GUEST POST House of Lords reform in a 1950s whodunnit

Charles Beaumont looks An English Murder by Cyril Hare
"England, alone of all civilized countries, retains in its constitution an hereditary legislative chamber." - An English Murder, Cyril Hare (1951)
The Tory media screeched that the idea of an elected legislature would lead to “blood on the floor and the walls and the ceiling” and Boris Johnson, who owes his job to the largest direct election in British politics declared “[i]t is crucial to the success of the Upper House […] above all that it is at one remove from the electorate”. The average liberal got a forcible reminder of conservatism’s tight grip on the gullet of British politics.

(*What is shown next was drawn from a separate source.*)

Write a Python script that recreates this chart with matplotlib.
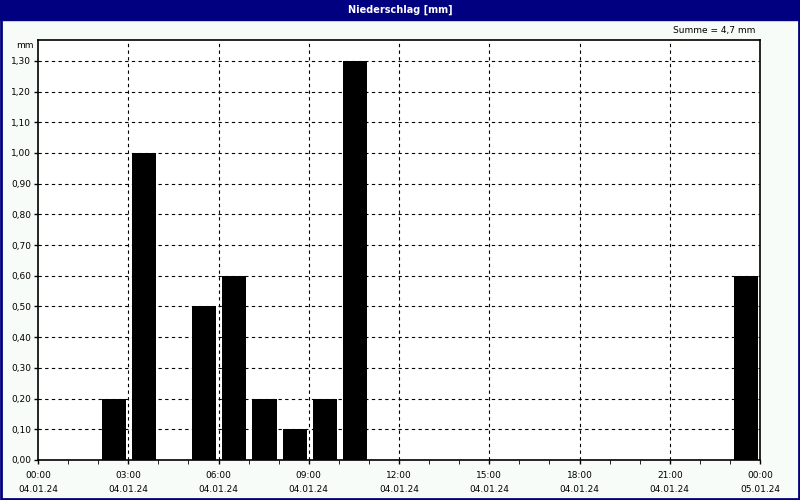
import numpy as np
import matplotlib
matplotlib.use('Agg')
import matplotlib.pyplot as plt
from matplotlib.patches import Rectangle

# Hourly precipitation (hour end, mm)
hours = [3, 4, 6, 7, 8, 9, 10, 11, 24]
rain = [0.2, 1.0, 0.5, 0.6, 0.2, 0.1, 0.2, 1.3, 0.6]
tick_times = ['00:00', '03:00', '06:00', '09:00', '12:00', '15:00', '18:00', '21:00', '00:00']
tick_dates = ['04.01.24'] * 8 + ['05.01.24']
navy = '#000080'

fig = plt.figure(figsize=(8, 5), dpi=100, facecolor='#F8FCF8')

# title bar and outer frame
fig.patches.append(Rectangle((0, 0.96), 1, 0.04, transform=fig.transFigure,
                             color=navy, zorder=0))
fig.patches.append(Rectangle((0.001, 0.002), 0.998, 0.997, transform=fig.transFigure,
                             fill=False, edgecolor=navy, linewidth=2, zorder=5))
fig.text(0.5, 0.981, 'Niederschlag [mm]', color='white', fontsize=7, fontweight='bold',
         ha='center', va='center')

ax = fig.add_axes([38 / 800, 40 / 500, 722 / 800, 420 / 500])
ax.set_facecolor('white')

x = np.array(hours) - 0.47
ax.bar(x, rain, width=0.8, color='black', zorder=3)

ax.set_xlim(0, 24)
ax.set_ylim(0, 1.368)
yt = np.arange(0, 1.31, 0.1)
ax.set_yticks(yt)
ax.set_yticklabels([f'{v:.2f}'.replace('.', ',') for v in yt], fontsize=6.5)
ax.set_xticks(np.arange(0, 25, 3))
ax.set_xticks(np.arange(0, 25, 1), minor=True)
ax.set_xticklabels([f'{t}\n{d}' for t, d in zip(tick_times, tick_dates)],
                   fontsize=6.5, linespacing=1.75)
ax.tick_params(axis='both', direction='out', length=3, width=1)
ax.tick_params(axis='x', which='minor', length=3)
ax.tick_params(axis='x', pad=5)
ax.tick_params(axis='y', pad=2)

for v in yt[1:]:
    ax.axhline(v, color='black', linestyle=(0, (3, 3)), linewidth=0.8, zorder=1)
for h in range(3, 24, 3):
    ax.axvline(h, color='black', linestyle=(0, (3, 3)), linewidth=0.8, zorder=1)

for s in ax.spines.values():
    s.set_linewidth(1.2)

fig.text(34 / 800, 1 - 45 / 500, 'mm', fontsize=6.5, ha='right', va='center')
fig.text(755 / 800, 1 - 31 / 500, 'Summe = 4,7 mm', fontsize=6.5, ha='right', va='center')

fig.savefig('out.png', dpi=100, facecolor=fig.get_facecolor())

At times like this, it’s important to be reminded that liberals are not crazy, dangerous or unpatriotic. And I can think of no better way to do this than by wallowing in the shameless nostalgia of a favourite novel, An English Murder, by Cyril Hare. First published in 1951 but still in print, this tells the story of a Christmas house party at Warbeck Hall, the crumbling family seat of impoverished aristocrats. It’s a classic whodunnit: an unpleasant bully is murdered on Christmas Eve and as the house is cut off by snow those present must solve the mystery. All of the main characters have a motive for the killing and the wonderful Dr Wencelaus Bottwink, historian late of Prague University, who is at the hall researching the Warbeck archives, has the role of detective thrust upon him.

So far, so ordinary, conservative even. However, as the plot unfolds it becomes clear that the motive hinges on knowledge of an obscure aspect of English law.  The novel ends with a dig at the hereditary legislature, demonstrating that it was outdated in 1951 and (in this case) had in fact led to blood on the floor.

An English Murder is a gentle parody of the classic country-house mystery.  Its author, Cyril Hare, did not have an obviously radical background: he was an Oxford-educated judge from a well-off Surrey family who enjoyed field sports. Although his works demonstrate a generous and progressive mindset, An English Murder is not a campaigning tract. I can find no evidence that at the time it caused Daily Mail outrage or foaming at the mouth from the 1950s equivalent of Boris Johnson. As such I find it an important reminder that we liberals aren’t crazy or bloodthirsty and even 60 years ago people found it bizarre that the activities of your ancestors might entitle you to legislate for others.

'Charles Beaumont' is a pseudonym as the author holds a politically restricted position.